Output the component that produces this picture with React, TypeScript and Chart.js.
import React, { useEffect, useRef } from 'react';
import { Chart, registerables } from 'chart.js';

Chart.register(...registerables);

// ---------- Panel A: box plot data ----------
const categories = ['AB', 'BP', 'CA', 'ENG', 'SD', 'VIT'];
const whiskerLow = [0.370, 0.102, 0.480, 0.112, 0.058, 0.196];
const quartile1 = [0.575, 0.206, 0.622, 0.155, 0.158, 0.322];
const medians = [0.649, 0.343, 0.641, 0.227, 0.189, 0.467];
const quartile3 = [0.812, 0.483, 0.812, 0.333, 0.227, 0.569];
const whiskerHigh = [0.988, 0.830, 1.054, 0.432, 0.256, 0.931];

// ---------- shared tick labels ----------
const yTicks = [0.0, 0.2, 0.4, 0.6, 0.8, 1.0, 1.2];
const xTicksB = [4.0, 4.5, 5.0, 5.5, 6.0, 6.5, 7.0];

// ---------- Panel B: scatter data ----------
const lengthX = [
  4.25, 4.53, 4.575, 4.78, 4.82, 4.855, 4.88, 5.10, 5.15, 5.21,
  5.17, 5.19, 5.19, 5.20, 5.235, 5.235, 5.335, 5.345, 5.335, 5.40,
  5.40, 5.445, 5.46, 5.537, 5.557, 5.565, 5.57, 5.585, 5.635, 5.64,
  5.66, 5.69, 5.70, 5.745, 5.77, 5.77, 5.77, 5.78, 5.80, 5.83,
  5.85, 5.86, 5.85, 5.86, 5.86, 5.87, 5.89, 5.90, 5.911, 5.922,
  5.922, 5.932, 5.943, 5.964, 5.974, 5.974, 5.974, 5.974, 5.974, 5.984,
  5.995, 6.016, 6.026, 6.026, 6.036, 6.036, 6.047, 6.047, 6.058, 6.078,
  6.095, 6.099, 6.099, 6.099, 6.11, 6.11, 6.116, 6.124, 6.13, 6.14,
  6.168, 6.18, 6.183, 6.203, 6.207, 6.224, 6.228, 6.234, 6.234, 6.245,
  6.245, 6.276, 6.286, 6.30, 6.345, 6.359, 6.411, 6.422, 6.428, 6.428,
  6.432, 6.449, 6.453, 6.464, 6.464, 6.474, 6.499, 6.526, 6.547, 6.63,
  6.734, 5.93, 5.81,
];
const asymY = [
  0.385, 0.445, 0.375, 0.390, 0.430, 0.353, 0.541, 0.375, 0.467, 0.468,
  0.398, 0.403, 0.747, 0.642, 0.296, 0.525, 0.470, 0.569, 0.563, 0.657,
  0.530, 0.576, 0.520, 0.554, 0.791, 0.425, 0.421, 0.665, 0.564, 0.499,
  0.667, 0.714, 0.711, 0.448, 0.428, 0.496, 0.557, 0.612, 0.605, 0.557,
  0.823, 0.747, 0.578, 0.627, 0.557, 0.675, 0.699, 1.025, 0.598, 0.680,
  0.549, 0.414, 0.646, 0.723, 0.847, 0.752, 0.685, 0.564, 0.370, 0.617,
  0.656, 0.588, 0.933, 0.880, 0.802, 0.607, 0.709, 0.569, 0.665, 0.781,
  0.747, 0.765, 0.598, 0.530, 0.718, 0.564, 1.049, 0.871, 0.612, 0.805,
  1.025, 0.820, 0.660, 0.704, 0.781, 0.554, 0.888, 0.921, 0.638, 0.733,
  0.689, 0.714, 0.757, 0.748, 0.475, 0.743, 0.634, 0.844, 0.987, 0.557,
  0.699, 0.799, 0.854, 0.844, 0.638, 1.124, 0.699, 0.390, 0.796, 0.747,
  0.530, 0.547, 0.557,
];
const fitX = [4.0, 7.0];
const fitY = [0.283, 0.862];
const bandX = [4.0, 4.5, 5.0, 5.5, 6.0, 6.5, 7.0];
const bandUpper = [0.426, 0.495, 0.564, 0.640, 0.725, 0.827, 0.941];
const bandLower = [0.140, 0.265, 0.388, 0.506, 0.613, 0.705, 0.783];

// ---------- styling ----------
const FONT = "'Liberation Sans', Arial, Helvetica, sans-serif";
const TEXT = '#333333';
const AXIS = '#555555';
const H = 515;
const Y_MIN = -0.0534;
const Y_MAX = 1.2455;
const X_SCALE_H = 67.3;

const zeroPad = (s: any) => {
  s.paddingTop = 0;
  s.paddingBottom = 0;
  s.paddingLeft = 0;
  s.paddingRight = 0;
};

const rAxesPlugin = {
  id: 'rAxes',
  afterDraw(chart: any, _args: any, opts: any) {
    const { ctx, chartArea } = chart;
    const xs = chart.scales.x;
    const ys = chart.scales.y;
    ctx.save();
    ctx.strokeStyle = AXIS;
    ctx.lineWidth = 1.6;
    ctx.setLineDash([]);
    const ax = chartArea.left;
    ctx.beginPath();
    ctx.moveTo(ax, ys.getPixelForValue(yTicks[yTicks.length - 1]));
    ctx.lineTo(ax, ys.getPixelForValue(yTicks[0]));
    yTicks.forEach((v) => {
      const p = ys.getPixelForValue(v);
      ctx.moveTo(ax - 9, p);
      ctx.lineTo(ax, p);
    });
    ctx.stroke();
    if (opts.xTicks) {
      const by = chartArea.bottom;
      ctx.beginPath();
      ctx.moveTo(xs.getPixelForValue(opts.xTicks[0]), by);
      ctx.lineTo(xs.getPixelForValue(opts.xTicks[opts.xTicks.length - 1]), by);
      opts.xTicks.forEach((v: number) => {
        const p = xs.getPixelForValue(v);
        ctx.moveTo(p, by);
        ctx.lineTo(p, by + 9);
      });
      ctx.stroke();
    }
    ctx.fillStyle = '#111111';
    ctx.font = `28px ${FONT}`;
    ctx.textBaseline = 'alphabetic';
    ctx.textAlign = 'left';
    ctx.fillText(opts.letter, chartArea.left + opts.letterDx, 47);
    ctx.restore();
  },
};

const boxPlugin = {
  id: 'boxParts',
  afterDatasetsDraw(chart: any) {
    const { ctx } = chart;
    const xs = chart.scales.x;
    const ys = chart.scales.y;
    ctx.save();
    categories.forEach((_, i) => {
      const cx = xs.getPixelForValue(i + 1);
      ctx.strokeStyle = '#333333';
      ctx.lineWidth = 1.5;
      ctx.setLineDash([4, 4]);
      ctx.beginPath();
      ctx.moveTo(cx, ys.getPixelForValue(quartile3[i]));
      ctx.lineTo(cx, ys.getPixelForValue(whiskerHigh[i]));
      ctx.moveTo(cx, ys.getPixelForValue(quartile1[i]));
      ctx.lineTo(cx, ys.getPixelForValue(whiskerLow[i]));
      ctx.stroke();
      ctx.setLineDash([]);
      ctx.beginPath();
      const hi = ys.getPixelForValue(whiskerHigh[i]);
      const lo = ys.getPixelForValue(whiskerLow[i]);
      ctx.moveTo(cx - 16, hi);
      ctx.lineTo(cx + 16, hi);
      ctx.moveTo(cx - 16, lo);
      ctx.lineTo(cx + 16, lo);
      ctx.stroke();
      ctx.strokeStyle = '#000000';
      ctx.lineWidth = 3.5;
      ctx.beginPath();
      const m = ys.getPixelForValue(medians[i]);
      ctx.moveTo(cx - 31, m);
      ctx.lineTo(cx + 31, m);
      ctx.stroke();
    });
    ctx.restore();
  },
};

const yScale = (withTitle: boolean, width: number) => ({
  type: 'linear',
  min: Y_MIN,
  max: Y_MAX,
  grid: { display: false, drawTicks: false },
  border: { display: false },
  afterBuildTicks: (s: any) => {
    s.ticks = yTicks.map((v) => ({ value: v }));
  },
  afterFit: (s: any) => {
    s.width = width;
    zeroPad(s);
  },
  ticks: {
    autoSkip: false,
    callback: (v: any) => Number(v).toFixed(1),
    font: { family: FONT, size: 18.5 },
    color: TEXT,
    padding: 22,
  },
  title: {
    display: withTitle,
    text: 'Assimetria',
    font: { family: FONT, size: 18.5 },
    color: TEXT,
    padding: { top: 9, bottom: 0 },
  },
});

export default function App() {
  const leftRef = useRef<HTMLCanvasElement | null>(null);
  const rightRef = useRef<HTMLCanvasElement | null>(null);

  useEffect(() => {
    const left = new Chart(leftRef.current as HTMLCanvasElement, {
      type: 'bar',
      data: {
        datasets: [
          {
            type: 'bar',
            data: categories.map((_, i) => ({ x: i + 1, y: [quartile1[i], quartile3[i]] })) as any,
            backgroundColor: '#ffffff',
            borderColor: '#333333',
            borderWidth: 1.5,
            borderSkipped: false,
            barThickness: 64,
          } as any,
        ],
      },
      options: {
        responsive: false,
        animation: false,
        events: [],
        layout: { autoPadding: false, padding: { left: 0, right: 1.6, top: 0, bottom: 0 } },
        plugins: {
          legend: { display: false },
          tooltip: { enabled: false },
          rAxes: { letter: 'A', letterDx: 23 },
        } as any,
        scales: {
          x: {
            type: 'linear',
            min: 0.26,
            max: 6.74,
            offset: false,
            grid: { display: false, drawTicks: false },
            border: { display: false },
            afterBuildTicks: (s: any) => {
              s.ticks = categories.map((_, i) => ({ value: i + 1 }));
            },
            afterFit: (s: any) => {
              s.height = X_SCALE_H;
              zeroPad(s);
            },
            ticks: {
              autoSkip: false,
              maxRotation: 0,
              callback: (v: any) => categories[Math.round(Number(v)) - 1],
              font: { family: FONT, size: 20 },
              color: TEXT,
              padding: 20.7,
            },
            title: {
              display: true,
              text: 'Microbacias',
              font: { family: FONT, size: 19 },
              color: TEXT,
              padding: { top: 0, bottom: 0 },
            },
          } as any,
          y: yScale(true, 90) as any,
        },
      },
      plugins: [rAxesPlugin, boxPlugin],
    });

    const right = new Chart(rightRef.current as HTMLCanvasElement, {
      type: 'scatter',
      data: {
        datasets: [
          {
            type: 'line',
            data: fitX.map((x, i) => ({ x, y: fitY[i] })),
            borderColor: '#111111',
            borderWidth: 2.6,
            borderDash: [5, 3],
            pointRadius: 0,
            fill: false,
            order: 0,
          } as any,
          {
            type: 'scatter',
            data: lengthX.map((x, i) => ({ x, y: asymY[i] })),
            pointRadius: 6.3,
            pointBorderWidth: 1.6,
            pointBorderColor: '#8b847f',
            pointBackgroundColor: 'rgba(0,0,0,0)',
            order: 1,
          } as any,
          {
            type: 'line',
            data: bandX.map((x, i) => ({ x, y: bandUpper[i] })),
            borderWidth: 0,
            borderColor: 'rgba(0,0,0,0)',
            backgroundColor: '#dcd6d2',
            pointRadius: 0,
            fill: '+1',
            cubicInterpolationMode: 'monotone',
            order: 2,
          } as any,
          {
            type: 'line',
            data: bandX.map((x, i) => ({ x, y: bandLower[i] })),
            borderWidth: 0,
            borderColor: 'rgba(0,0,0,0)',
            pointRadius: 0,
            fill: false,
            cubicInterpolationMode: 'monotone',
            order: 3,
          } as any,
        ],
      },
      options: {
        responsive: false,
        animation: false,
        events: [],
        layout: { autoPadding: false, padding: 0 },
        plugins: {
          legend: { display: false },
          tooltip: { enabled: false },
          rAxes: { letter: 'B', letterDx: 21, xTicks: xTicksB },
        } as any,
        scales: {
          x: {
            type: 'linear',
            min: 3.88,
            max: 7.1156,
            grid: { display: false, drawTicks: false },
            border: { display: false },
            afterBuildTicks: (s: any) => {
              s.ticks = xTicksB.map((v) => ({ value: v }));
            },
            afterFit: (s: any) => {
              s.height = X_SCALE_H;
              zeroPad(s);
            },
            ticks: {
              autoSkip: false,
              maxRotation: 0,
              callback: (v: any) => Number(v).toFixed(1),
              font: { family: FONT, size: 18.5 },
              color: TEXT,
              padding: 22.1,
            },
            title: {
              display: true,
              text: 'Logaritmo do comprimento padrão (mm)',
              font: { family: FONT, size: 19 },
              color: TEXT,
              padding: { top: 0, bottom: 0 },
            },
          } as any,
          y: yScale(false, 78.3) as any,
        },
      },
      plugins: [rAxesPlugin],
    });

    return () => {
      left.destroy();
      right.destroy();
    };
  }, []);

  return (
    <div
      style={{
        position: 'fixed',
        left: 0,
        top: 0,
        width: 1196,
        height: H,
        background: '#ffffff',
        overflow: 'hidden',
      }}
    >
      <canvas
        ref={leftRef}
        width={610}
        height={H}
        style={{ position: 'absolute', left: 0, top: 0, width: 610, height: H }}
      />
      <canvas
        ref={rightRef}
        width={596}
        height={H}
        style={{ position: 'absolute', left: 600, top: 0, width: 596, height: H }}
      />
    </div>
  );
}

════════════════

WORK INSTRUCTIONS
Give back the listing exactly, please, from its first line to the line containing "Chart.register(...registerables);", inclusive, and nothing past that line.

FULL SOLUTION
Output the component that produces this picture with React, TypeScript and Chart.js.
import React, { useEffect, useRef } from 'react';
import { Chart, registerables } from 'chart.js';

Chart.register(...registerables);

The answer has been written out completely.